Neil LeBlanc, former Tory cabinet minister in the Buchanan government, was returned by a huge majority in Argyle.

"I'm a little bit overwhelmed right now," said Mr. LeBlanc. He defeated Human Resources Minister Allister Surette.

Other new PC MLAs include Mike Baker (Lunenburg), Gordon Balser (Digby-Annapolis), Jim DeWolfe (Pictou East) and Jamie Muir (Truro-Bible Hill).

Cabinet ministers who proved strong enough to withstand the NDP onslaught included Premier Russell MacLellan in Cape Breton North; Wayne Gaudet (business and consumer services); Robbie Harrison (education); Don Downe (transportation); Ed Lorraine (agriculture); Ken MacAskill (natural resources); and Manning MacDonald (economic development).
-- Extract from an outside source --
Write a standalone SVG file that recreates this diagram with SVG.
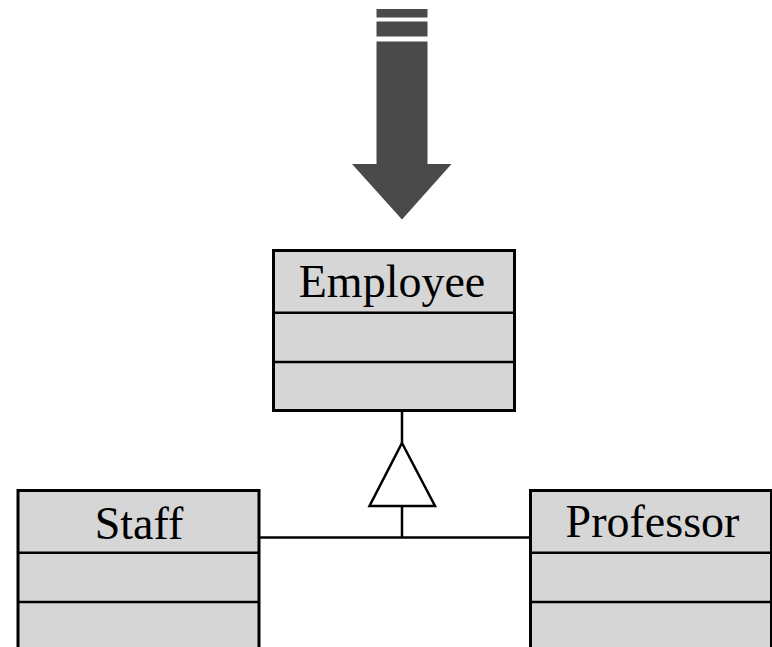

Mr. MacDonald said despite winning his Cape Breton South seat, he was disappointed by the overall results.

"I think Premier MacLellan, when he meets with cabinet on Thursday, will outline his plans where we go from here," he said.

Other Liberals who failed to make the grade were union leader Steve Drake (Cape Breton Centre), Eleanor Norrie (Truro-Bible Hill), and former leadership contender John Drish (Digby-Annapolis).

Liberal Roseanne Skoke, who lost to Mr. Hamm, said this is not the end for her or the Grits.

"A defeat is not necessarily a defeat," she said, adding: "We're going to be around for some time."

The Tories also had some tough losses Tuesday, including Alfie MacLeod, who lost his Cape Breton West seat to Liberal Russell MacKinnon, a former MLA.